→ **Objective**:
Leave out any pictures and transcribe all other data below exactly.

Raw records:
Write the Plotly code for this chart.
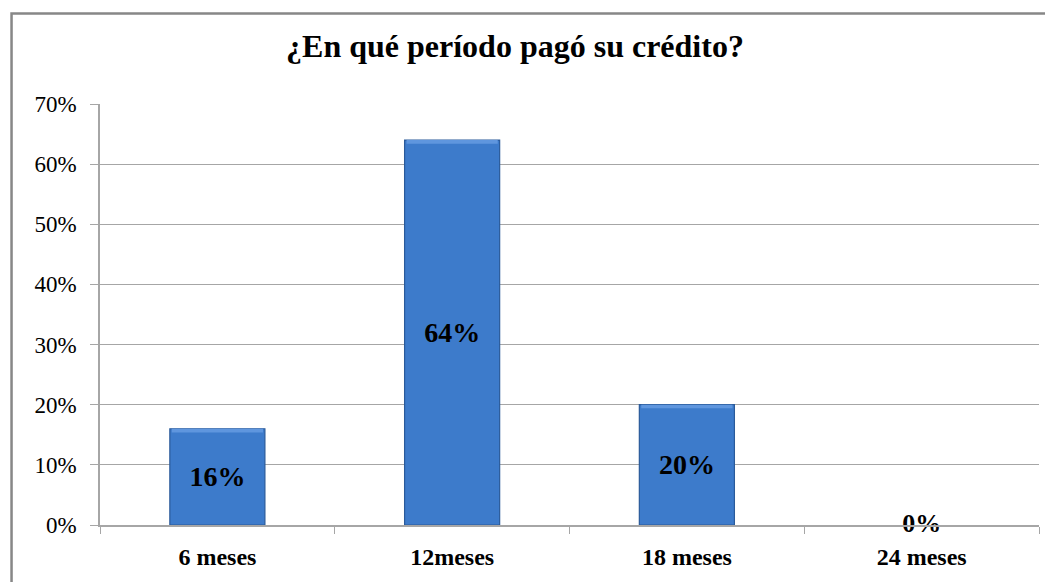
import plotly.graph_objects as go

categories = ["6 meses", "12meses", "18 meses", "24 meses"]
values = [0.16, 0.64, 0.20, 0.0]
labels = ["16%", "64%", "20%", "0%"]
y_ticks = [0, 0.1, 0.2, 0.3, 0.4, 0.5, 0.6, 0.7]
y_tick_text = ["0%", "10%", "20%", "30%", "40%", "50%", "60%", "70%"]

SERIF = "Liberation Serif, Times New Roman, serif"
BAR_W = 0.405

fig = go.Figure()
fig.add_trace(go.Bar(
    x=categories, y=values,
    width=BAR_W,
    marker=dict(color="#3D7BCB",
                line=dict(color="#2A5A9A", width=[1.2 if v > 0 else 0 for v in values])),
    text=["<b>%s</b>" % l if v > 0 else "" for l, v in zip(labels, values)],
    textposition="inside", insidetextanchor="middle",
    textfont=dict(family=SERIF, size=28, color="#000000"),
    textangle=0,
    hoverinfo="skip",
))
# lighter top bevel band on each bar, derived from the values
fig.add_trace(go.Bar(
    x=categories, y=[0.006 if v > 0 else 0 for v in values],
    base=[v - 0.006 for v in values],
    width=BAR_W * 0.96,
    marker=dict(color="#5F96DE", line=dict(width=0)),
    hoverinfo="skip",
))
# zero-value label drawn at its data position
fig.add_trace(go.Scatter(
    x=[c for c, v in zip(categories, values) if v == 0],
    y=[v for v in values if v == 0],
    mode="text",
    text=["<b>%s</b>" % l for l, v in zip(labels, values) if v == 0],
    textposition="middle center",
    textfont=dict(family=SERIF, size=26, color="#000000"),
    cliponaxis=False,
    hoverinfo="skip",
))

fig.update_layout(
    width=1053, height=582,
    margin=dict(l=92, r=22, t=96, b=65),
    paper_bgcolor="white", plot_bgcolor="white",
    showlegend=False, barmode="overlay",
    title=dict(text="<b>¿En qué período pagó su crédito?</b>",
               x=507 / 1053, xanchor="center", xref="container",
               y=1 - 38 / 582, yanchor="middle", yref="container",
               font=dict(family=SERIF, size=32, color="#000000")),
    xaxis=dict(
        type="category", range=[-0.5, 3.5],
        showline=True, linecolor="#A6A6A6", linewidth=1.5,
        ticks="outside", tickson="boundaries", ticklen=7, tickcolor="#A6A6A6",
        tickfont=dict(family=SERIF, size=24, color="#000000"),
        showgrid=False, zeroline=False,
        tickprefix="<b>", ticksuffix="</b>",
        ticklabelstandoff=9,
    ),
    yaxis=dict(
        range=[0, 0.7], tickvals=y_ticks, ticktext=y_tick_text,
        showline=True, linecolor="#A6A6A6", linewidth=1.5,
        ticks="outside", ticklen=8, tickcolor="#A6A6A6",
        showgrid=True, gridcolor="#A6A6A6", gridwidth=1.2,
        zeroline=False,
        tickfont=dict(family=SERIF, size=23, color="#000000"),
        ticklabelstandoff=9,
    ),
    shapes=[dict(type="rect", xref="paper", yref="paper",
                 x0=-0.0942, x1=1.2, y0=-0.4, y1=1.2148,
                 line=dict(color="#878787", width=2.5), layer="below")],
)

fig.write_html("out.html")
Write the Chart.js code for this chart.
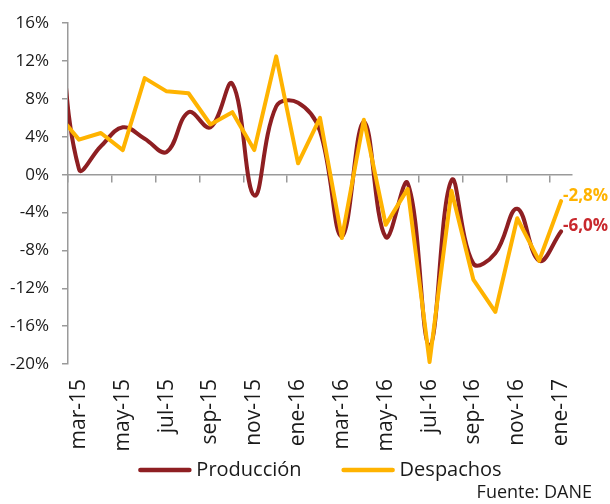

→ **Output for this task**:
Write the Plotly code for this chart.
import plotly.graph_objects as go

categories = ["6 meses", "12meses", "18 meses", "24 meses"]
values = [0.16, 0.64, 0.20, 0.0]
labels = ["16%", "64%", "20%", "0%"]
y_ticks = [0, 0.1, 0.2, 0.3, 0.4, 0.5, 0.6, 0.7]
y_tick_text = ["0%", "10%", "20%", "30%", "40%", "50%", "60%", "70%"]

SERIF = "Liberation Serif, Times New Roman, serif"
BAR_W = 0.405

fig = go.Figure()
fig.add_trace(go.Bar(
    x=categories, y=values,
    width=BAR_W,
    marker=dict(color="#3D7BCB",
                line=dict(color="#2A5A9A", width=[1.2 if v > 0 else 0 for v in values])),
    text=["<b>%s</b>" % l if v > 0 else "" for l, v in zip(labels, values)],
    textposition="inside", insidetextanchor="middle",
    textfont=dict(family=SERIF, size=28, color="#000000"),
    textangle=0,
    hoverinfo="skip",
))
# lighter top bevel band on each bar, derived from the values
fig.add_trace(go.Bar(
    x=categories, y=[0.006 if v > 0 else 0 for v in values],
    base=[v - 0.006 for v in values],
    width=BAR_W * 0.96,
    marker=dict(color="#5F96DE", line=dict(width=0)),
    hoverinfo="skip",
))
# zero-value label drawn at its data position
fig.add_trace(go.Scatter(
    x=[c for c, v in zip(categories, values) if v == 0],
    y=[v for v in values if v == 0],
    mode="text",
    text=["<b>%s</b>" % l for l, v in zip(labels, values) if v == 0],
    textposition="middle center",
    textfont=dict(family=SERIF, size=26, color="#000000"),
    cliponaxis=False,
    hoverinfo="skip",
))

fig.update_layout(
    width=1053, height=582,
    margin=dict(l=92, r=22, t=96, b=65),
    paper_bgcolor="white", plot_bgcolor="white",
    showlegend=False, barmode="overlay",
    title=dict(text="<b>¿En qué período pagó su crédito?</b>",
               x=507 / 1053, xanchor="center", xref="container",
               y=1 - 38 / 582, yanchor="middle", yref="container",
               font=dict(family=SERIF, size=32, color="#000000")),
    xaxis=dict(
        type="category", range=[-0.5, 3.5],
        showline=True, linecolor="#A6A6A6", linewidth=1.5,
        ticks="outside", tickson="boundaries", ticklen=7, tickcolor="#A6A6A6",
        tickfont=dict(family=SERIF, size=24, color="#000000"),
        showgrid=False, zeroline=False,
        tickprefix="<b>", ticksuffix="</b>",
        ticklabelstandoff=9,
    ),
    yaxis=dict(
        range=[0, 0.7], tickvals=y_ticks, ticktext=y_tick_text,
        showline=True, linecolor="#A6A6A6", linewidth=1.5,
        ticks="outside", ticklen=8, tickcolor="#A6A6A6",
        showgrid=True, gridcolor="#A6A6A6", gridwidth=1.2,
        zeroline=False,
        tickfont=dict(family=SERIF, size=23, color="#000000"),
        ticklabelstandoff=9,
    ),
    shapes=[dict(type="rect", xref="paper", yref="paper",
                 x0=-0.0942, x1=1.2, y0=-0.4, y1=1.2148,
                 line=dict(color="#878787", width=2.5), layer="below")],
)

fig.write_html("out.html")
Write the Chart.js code for this chart.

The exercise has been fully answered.